TASK: Leave the pictures out and quote every line from the start of the listing to the line with "from matplotlib.ticker import", inclusive.

Items from a data source:
============

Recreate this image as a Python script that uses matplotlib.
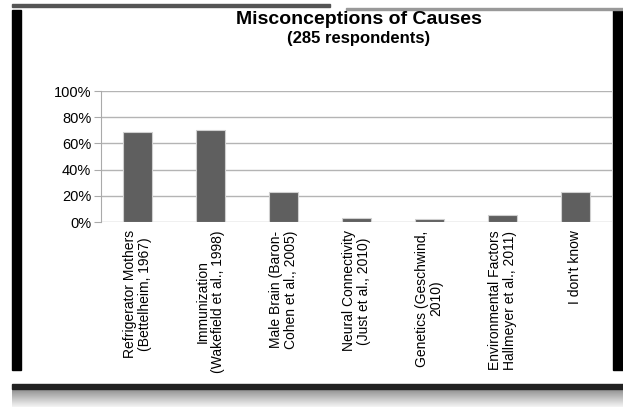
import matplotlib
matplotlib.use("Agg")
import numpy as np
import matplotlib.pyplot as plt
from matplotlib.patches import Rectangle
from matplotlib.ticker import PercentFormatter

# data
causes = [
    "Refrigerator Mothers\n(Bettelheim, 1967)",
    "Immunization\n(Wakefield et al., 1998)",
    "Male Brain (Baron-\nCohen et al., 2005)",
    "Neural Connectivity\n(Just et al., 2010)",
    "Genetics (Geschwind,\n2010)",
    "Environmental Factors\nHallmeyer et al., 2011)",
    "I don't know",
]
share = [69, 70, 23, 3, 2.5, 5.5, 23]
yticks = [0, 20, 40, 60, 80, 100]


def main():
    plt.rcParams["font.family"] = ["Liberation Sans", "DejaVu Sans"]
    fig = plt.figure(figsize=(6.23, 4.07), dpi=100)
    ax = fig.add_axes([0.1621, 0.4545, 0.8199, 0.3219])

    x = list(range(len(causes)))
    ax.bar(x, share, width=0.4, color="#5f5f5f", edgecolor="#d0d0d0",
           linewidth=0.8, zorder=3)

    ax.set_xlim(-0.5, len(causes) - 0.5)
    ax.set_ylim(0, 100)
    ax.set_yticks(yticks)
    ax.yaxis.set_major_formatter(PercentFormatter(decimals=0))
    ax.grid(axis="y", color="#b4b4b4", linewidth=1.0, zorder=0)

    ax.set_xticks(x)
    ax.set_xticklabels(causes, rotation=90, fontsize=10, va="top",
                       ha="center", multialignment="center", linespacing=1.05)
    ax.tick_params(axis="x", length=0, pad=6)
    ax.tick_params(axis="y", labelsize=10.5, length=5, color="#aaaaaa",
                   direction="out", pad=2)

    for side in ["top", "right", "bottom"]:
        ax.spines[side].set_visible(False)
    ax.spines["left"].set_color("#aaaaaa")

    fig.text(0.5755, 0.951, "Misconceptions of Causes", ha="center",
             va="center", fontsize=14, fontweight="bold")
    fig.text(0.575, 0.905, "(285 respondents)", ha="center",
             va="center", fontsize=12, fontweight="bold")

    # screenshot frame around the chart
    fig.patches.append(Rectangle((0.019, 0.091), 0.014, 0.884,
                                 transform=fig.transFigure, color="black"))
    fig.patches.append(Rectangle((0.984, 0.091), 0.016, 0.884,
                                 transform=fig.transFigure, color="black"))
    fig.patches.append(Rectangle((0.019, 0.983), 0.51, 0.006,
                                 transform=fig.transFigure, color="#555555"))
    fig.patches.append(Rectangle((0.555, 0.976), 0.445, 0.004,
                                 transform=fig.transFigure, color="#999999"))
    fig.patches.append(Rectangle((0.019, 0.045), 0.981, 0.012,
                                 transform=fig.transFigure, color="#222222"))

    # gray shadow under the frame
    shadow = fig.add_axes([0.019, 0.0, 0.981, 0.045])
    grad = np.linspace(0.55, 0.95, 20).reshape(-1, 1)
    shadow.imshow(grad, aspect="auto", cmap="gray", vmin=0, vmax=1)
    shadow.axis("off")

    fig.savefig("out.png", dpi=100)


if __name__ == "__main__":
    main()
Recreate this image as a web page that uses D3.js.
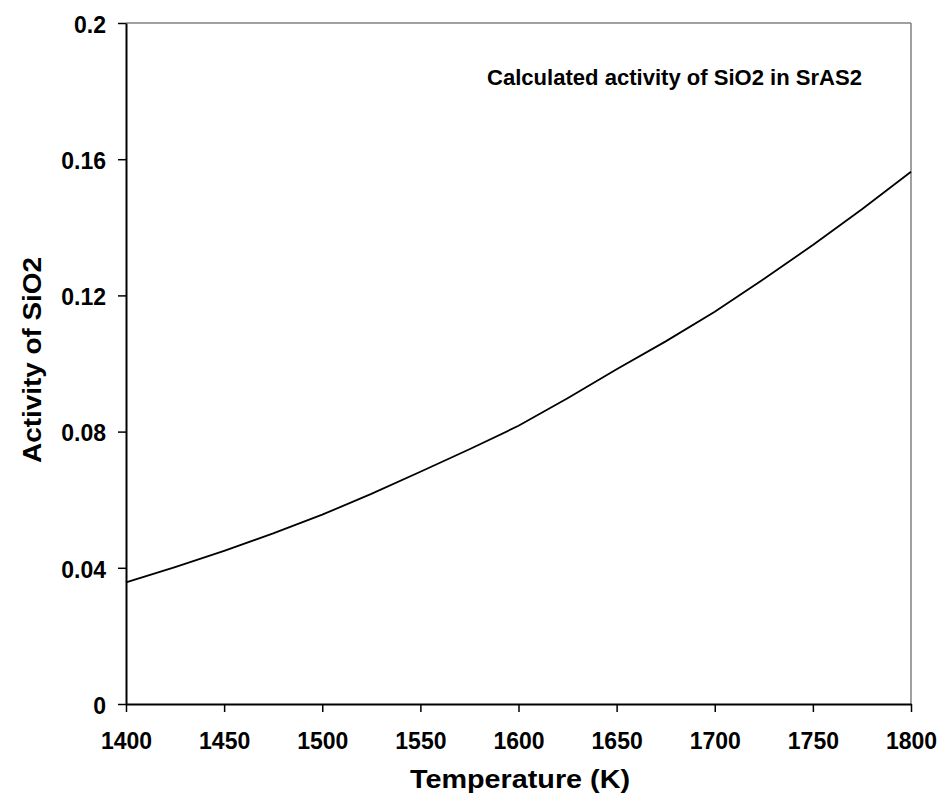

============

SOLUTION FOR THIS TASK:
Recreate this image as a Python script that uses matplotlib.
import matplotlib
matplotlib.use("Agg")
import numpy as np
import matplotlib.pyplot as plt
from matplotlib.patches import Rectangle
from matplotlib.ticker import PercentFormatter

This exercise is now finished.